TASK INSTRUCTIONS - Output all the data exactly. Pictures do not belong in the copy.

PROVIDED MATERIAL -
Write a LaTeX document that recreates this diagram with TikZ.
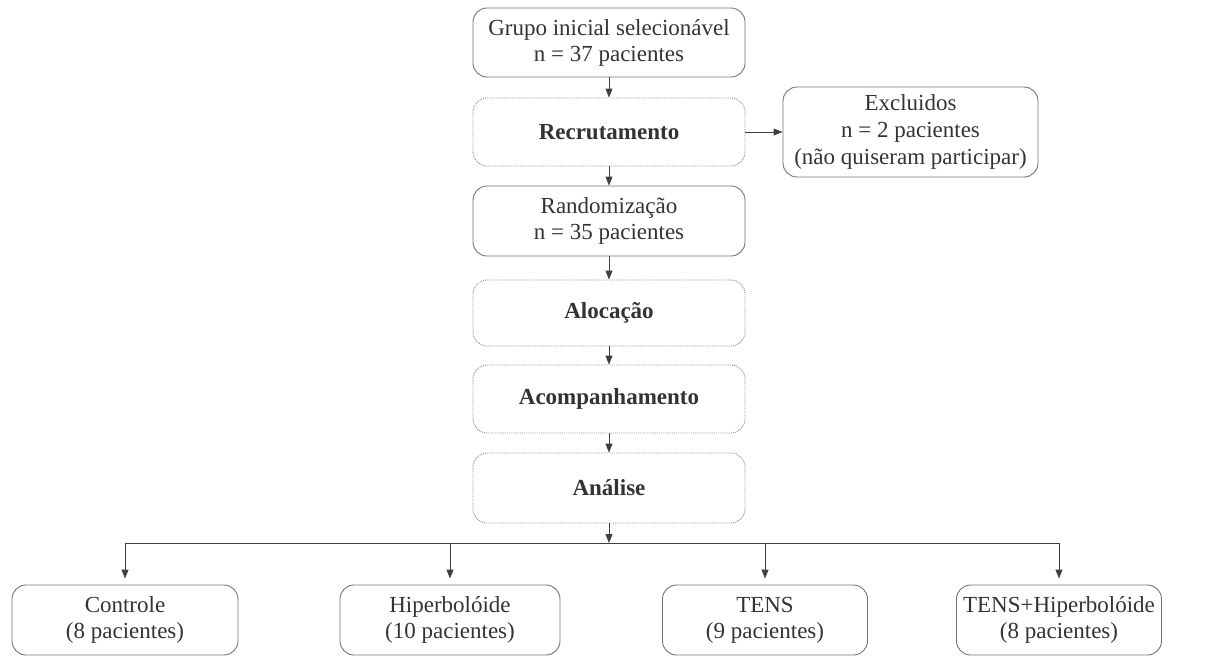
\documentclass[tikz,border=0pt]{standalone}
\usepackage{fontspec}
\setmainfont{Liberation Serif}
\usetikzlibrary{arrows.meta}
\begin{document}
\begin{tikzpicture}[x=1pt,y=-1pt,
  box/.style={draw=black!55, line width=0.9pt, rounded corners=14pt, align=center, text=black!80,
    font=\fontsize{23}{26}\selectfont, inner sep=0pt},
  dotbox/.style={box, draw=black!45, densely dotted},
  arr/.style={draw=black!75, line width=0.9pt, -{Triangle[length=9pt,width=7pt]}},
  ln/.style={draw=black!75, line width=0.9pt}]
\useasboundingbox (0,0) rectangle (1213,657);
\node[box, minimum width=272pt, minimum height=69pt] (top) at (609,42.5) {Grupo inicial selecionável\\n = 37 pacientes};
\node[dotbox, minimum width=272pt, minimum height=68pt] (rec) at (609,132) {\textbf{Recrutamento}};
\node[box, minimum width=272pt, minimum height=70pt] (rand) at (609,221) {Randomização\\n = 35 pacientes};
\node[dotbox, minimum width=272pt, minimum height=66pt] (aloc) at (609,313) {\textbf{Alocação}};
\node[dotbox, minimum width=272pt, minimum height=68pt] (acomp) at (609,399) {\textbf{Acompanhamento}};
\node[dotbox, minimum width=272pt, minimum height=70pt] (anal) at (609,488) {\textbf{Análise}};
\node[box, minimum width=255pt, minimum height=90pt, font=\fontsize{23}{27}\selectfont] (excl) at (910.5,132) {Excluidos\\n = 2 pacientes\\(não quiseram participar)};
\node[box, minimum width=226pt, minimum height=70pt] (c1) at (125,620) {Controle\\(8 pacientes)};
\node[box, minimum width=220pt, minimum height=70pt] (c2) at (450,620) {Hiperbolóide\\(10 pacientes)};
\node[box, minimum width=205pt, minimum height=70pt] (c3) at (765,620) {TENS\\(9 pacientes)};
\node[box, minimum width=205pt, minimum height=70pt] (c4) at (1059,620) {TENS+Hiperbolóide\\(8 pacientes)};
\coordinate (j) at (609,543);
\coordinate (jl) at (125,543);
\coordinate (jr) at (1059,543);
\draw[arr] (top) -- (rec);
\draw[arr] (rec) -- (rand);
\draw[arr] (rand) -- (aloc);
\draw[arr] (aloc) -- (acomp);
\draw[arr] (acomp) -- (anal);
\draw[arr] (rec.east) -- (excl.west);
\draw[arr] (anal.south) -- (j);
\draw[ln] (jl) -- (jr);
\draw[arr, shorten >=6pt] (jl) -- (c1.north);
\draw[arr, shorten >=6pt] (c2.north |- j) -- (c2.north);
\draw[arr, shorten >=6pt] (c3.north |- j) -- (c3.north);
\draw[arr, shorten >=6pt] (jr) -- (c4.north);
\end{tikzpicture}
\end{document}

RESULT FOR THIS EXERCISE -
Write a LaTeX document that recreates this diagram with TikZ.
\documentclass[tikz,border=0pt]{standalone}
\usepackage{fontspec}
\setmainfont{Liberation Serif}
\usetikzlibrary{arrows.meta}
\begin{document}
\begin{tikzpicture}[x=1pt,y=-1pt,
  box/.style={draw=black!55, line width=0.9pt, rounded corners=14pt, align=center, text=black!80,
    font=\fontsize{23}{26}\selectfont, inner sep=0pt},
  dotbox/.style={box, draw=black!45, densely dotted},
  arr/.style={draw=black!75, line width=0.9pt, -{Triangle[length=9pt,width=7pt]}},
  ln/.style={draw=black!75, line width=0.9pt}]
\useasboundingbox (0,0) rectangle (1213,657);
\node[box, minimum width=272pt, minimum height=69pt] (top) at (609,42.5) {Grupo inicial selecionável\\n = 37 pacientes};
\node[dotbox, minimum width=272pt, minimum height=68pt] (rec) at (609,132) {\textbf{Recrutamento}};
\node[box, minimum width=272pt, minimum height=70pt] (rand) at (609,221) {Randomização\\n = 35 pacientes};
\node[dotbox, minimum width=272pt, minimum height=66pt] (aloc) at (609,313) {\textbf{Alocação}};
\node[dotbox, minimum width=272pt, minimum height=68pt] (acomp) at (609,399) {\textbf{Acompanhamento}};
\node[dotbox, minimum width=272pt, minimum height=70pt] (anal) at (609,488) {\textbf{Análise}};
\node[box, minimum width=255pt, minimum height=90pt, font=\fontsize{23}{27}\selectfont] (excl) at (910.5,132) {Excluidos\\n = 2 pacientes\\(não quiseram participar)};
\node[box, minimum width=226pt, minimum height=70pt] (c1) at (125,620) {Controle\\(8 pacientes)};
\node[box, minimum width=220pt, minimum height=70pt] (c2) at (450,620) {Hiperbolóide\\(10 pacientes)};
\node[box, minimum width=205pt, minimum height=70pt] (c3) at (765,620) {TENS\\(9 pacientes)};
\node[box, minimum width=205pt, minimum height=70pt] (c4) at (1059,620) {TENS+Hiperbolóide\\(8 pacientes)};
\coordinate (j) at (609,543);
\coordinate (jl) at (125,543);
\coordinate (jr) at (1059,543);
\draw[arr] (top) -- (rec);
\draw[arr] (rec) -- (rand);
\draw[arr] (rand) -- (aloc);
\draw[arr] (aloc) -- (acomp);
\draw[arr] (acomp) -- (anal);
\draw[arr] (rec.east) -- (excl.west);
\draw[arr] (anal.south) -- (j);
\draw[ln] (jl) -- (jr);
\draw[arr, shorten >=6pt] (jl) -- (c1.north);
\draw[arr, shorten >=6pt] (c2.north |- j) -- (c2.north);
\draw[arr, shorten >=6pt] (c3.north |- j) -- (c3.north);
\draw[arr, shorten >=6pt] (jr) -- (c4.north);
\end{tikzpicture}
\end{document}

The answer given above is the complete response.